What Philip and Nicole recognise is that one style is not better than the other. Both styles need to be named. Without that awareness, couples can end up arguing about the content of a conversation when the real issue is the process.
Building for freedom, not just success
The future Philip and Nicole describe is both practical and expansive.
Yes, they want financial success. They also want the option of spending time in Europe, building a life that allows for travel, property, horses, children, or whatever version of home becomes possible. There is nothing apologetic about wanting the resources to live well.
What really drives them though is agency.
Nicole wants the freedom to support the women she wants to support, not only the clients she needs in order to generate income. Philip focuses on working with people who have the wealth, responsibility and drive to create positive change at scale, particularly around manufacturing innovation, social cohesion, climate adaptation, the built environment and our transition to renewables.
For them, wealth is not only an endpoint. It is a lever. It is a way of buying back time, widening choice and creating the conditions to do more meaningful work.
Philip says that once the basics are covered, the question becomes, “Where do I spend my time?” His view is that it takes just as long to do something small as it does to do something big, so why not spend our one precious life improving the world, and creating legacies people are proud of?

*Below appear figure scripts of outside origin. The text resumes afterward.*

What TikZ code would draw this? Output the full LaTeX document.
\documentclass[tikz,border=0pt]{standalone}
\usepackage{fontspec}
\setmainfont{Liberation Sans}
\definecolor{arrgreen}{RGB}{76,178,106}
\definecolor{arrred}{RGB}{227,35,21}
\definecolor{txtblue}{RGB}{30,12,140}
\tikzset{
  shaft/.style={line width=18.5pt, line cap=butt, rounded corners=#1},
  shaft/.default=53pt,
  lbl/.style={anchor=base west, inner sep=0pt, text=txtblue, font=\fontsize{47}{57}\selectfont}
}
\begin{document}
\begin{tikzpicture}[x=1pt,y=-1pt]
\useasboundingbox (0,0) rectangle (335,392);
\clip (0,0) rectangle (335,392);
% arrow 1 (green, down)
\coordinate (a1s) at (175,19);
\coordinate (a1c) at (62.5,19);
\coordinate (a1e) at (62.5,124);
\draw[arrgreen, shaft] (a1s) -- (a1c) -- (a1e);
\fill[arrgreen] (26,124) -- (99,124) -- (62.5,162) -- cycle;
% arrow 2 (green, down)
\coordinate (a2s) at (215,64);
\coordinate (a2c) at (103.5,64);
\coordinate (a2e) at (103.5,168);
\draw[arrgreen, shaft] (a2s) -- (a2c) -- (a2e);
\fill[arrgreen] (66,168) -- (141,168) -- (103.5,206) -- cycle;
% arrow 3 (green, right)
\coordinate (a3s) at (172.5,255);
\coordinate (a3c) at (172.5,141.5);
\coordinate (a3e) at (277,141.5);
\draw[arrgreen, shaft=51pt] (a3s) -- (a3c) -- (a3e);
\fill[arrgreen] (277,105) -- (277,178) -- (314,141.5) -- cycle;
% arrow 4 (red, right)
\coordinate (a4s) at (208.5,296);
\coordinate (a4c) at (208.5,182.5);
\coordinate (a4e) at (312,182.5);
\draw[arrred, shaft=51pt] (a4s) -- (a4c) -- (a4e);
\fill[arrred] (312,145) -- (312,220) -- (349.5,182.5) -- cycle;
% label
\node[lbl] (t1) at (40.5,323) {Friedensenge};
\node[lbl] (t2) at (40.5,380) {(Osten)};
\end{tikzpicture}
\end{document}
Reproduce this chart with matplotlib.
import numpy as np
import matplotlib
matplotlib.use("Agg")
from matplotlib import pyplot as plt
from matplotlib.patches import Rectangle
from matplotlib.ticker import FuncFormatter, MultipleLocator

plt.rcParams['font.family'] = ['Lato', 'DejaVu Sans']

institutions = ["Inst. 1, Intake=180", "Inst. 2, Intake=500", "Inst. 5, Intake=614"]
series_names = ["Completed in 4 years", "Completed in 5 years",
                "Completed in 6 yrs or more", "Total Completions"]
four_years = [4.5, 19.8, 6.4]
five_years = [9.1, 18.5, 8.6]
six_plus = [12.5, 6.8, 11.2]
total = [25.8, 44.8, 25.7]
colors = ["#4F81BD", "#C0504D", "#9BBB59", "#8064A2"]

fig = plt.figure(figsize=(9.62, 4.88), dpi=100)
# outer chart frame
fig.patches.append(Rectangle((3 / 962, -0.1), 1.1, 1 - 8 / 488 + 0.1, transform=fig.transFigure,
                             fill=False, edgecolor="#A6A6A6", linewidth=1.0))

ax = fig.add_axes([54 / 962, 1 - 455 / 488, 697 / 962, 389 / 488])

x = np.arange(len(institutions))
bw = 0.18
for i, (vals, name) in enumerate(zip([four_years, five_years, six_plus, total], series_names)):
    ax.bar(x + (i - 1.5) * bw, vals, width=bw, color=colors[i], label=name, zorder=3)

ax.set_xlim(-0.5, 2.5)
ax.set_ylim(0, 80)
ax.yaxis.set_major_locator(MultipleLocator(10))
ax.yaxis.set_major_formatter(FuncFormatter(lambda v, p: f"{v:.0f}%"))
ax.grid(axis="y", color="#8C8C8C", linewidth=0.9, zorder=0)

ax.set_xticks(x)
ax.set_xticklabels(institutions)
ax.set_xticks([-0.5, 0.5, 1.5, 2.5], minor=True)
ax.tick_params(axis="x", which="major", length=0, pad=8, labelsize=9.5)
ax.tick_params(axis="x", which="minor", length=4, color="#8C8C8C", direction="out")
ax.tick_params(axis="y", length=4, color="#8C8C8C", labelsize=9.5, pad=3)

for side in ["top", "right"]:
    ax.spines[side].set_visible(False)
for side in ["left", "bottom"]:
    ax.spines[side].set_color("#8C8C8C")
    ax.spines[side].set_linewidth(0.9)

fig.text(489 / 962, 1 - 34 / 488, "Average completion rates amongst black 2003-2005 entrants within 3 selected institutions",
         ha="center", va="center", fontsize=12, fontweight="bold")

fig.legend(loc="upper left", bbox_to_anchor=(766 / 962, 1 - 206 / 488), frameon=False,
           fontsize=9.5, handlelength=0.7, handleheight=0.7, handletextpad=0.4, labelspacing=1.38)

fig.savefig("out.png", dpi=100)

The real advice: discernment
When asked what advice they would give other couples or loved ones going into business together, the answer is not romanticised.

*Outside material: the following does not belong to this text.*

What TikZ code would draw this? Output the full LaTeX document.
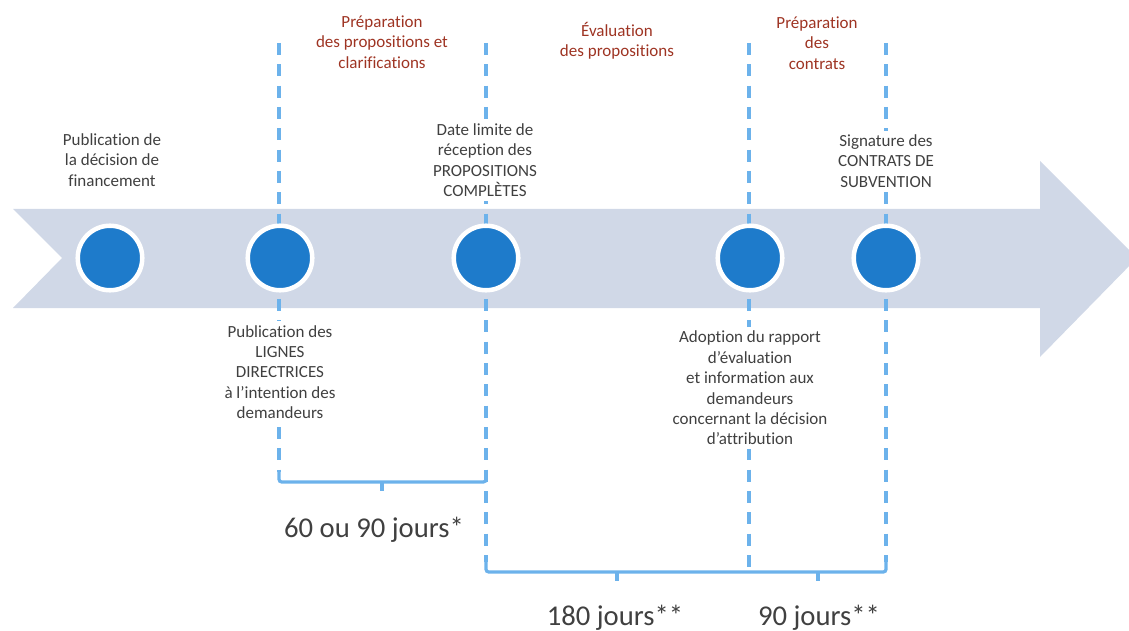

Nicole is clear that family business is not for everyone. Working with someone you love can be deeply rewarding, but it also blends some of the highest-stakes parts of life: money, identity, ambition, power, security and emotional need.
Her advice is to take that seriously. Have the difficult conversations early. Understand each other’s differences. Get support if you need it. Do not assume the person you love is simply another version of you.
That may be the quiet truth at the heart of Philip and Nicole’s partnership. They work well together not because they avoid difference, but because they are willing to keep meeting it. They honour each other’s strengths, even when those strengths are uncomfortable. They allow their work to be shaped by both strategy and sensitivity, force and feeling, vision and care.
Their life together is about holding and respecting their differences to paint themselves a vibrant future.